SAN FRANCISCO (KGO) -- The California Academy of Sciences runs a state of the art museum in Golden Gate Park, but may people don't realize that behind the scenes the academy is also a world class research institution. Academy scientists estimate only about 10 percent of all life on Earth has been discovered. That unknown 90 percent could hold the cure to cancer, critical information about climate change, or a way to feed a starving nation. But the number of scientists looking for new species is dropping and university programs to train them are disappearing. So the academy is stepping up its effort to inspire and train a new generation.
Dave Kavanaugh is senior curator of the academy's entomology department. He says "It's very frustrating to realize that the students that can do this kind of work are not being developed and the skill is being lost." So Kavanaugh and other academy scientists are mentoring promising high school students.

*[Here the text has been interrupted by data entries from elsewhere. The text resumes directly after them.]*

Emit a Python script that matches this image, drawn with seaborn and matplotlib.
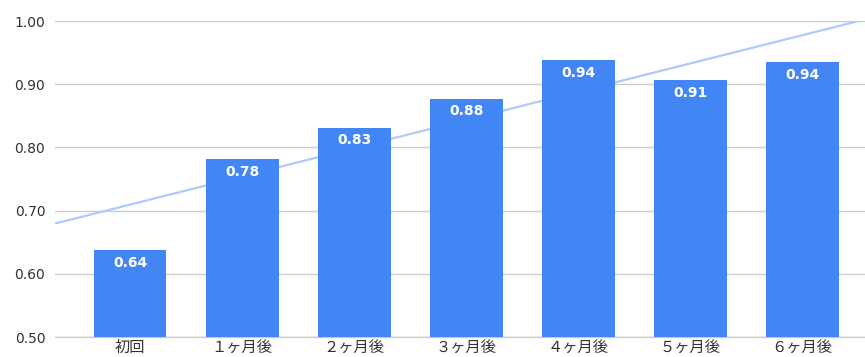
import numpy as np
import pandas as pd
import matplotlib
matplotlib.use("Agg")
import matplotlib.pyplot as plt
import seaborn as sns

# Survey periods and their mean scores
periods = ["初回", "１ヶ月後", "２ヶ月後", "３ヶ月後", "４ヶ月後", "５ヶ月後", "６ヶ月後"]
scores = [0.637, 0.781, 0.831, 0.877, 0.938, 0.906, 0.935]
y_ticks = [0.50, 0.60, 0.70, 0.80, 0.90, 1.00]

df = pd.DataFrame({"period": periods, "score": scores})

sns.set_theme(style="white")
plt.rcParams["font.family"] = ["DejaVu Sans", "Noto Sans CJK JP"]

fig = plt.figure(figsize=(8.65, 3.57), dpi=100)
ax = fig.add_axes([0.0636, 0.056, 0.9364, 0.885])

sns.barplot(data=df, x="period", y="score", color="#4285F4", saturation=1,
            width=0.65, ax=ax, zorder=3)
for patch in ax.patches:
    patch.set_edgecolor("none")

# Linear trendline across the whole plot width, drawn behind the bars
xs = np.arange(len(scores))
slope, intercept = np.polyfit(xs, scores, 1)
xl = np.array([-0.67, 6.56])
ax.plot(xl, slope * xl + intercept, color="#AECBFA", linewidth=1.6, zorder=2,
        solid_capstyle="butt")

# Value labels inside the top of each bar
for i, v in enumerate(scores):
    ax.annotate(f"{v:.2f}", xy=(i, v), xytext=(0, -4), textcoords="offset points",
                ha="center", va="top", color="white", fontsize=10,
                fontweight="bold", zorder=5)

ax.set_xlim(-0.67, 6.56)
ax.set_ylim(0.5, 1.0)
ax.set_yticks(y_ticks)
ax.set_yticklabels([f"{t:.2f}" for t in y_ticks], fontsize=10, color="#333333")
ax.set_xticks(xs)
ax.set_xticklabels(periods, fontsize=11, color="#333333",
                   fontfamily=["Noto Sans CJK JP", "DejaVu Sans"])
ax.set_xlabel("")
ax.set_ylabel("")
ax.yaxis.grid(True, color="#CCCCCC", linewidth=1, zorder=0)
ax.set_axisbelow(True)
for s in ["top", "right", "left"]:
    ax.spines[s].set_visible(False)
ax.spines["bottom"].set_color("#CCCCCC")
ax.spines["bottom"].set_linewidth(1)
ax.tick_params(axis="x", length=0, pad=1)
ax.tick_params(axis="y", length=0, pad=7)

fig.savefig("out.png", dpi=100)
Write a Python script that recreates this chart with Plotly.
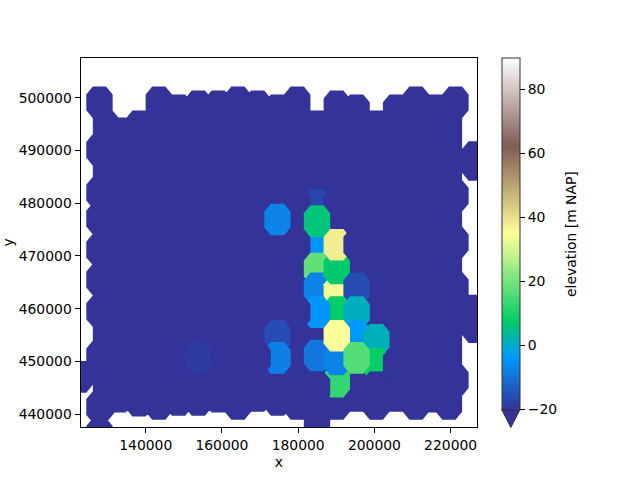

For the past year, Kavanaugh has worked with 18-year-old Mollie Cueva-Dabkoski. Cueva-Dabkoski says she never expected to be bonding with beetles. "My idea of science was kind of wrapped up in a book, something very dry." But, that was before Cueva-Dabkoski joined the academy's Careers in Science program, aimed at high school students from under-served communities. She went on a field trip collecting bugs near the Oregon border and she was hooked. "I discovered I really like beetles. They are gorgeous. All my friends laugh that I say that."
But Kavanaugh isn't laughing, he's cheering. Cueva-Dabkoski is now a Student Science Fellow, part of a new academy program to train future scientists and give them hands-on research experience. Kavanaugh says "The school system doesn't really offer an opportunity, even at the college level in most universities, to do what these students are getting to do."
For the past 10 years, the academy has worked with Chinese scientists to collect all kinds of specimens in a remote part of China. Kavanaugh himself collected 50,000 beetles. Now comes the detective work -- figuring out whether any of the beetles are new species and how each one fits into the eco-system. Cueva-Dabkoski is on the team. She says "It's given me an idea of what it is to be a scientist."
Cueva-Dabkoski spent months tracking down ancient descriptions of beetles, corresponding with curators of insect collections all over the world, and examining historic specimens that were sent to the academy for comparison.
The work is paying off. Kavanaugh and Cueva-Dabkoski now believe they have discovered at least one new species. Cueva-Dabkoski says "It's really exciting!"
She starts at Johns Hopkins University this fall and plans to keep learning about the natural world creature by creature, with an eye toward a future career "saving the organism and also the large eco-system that it lives in."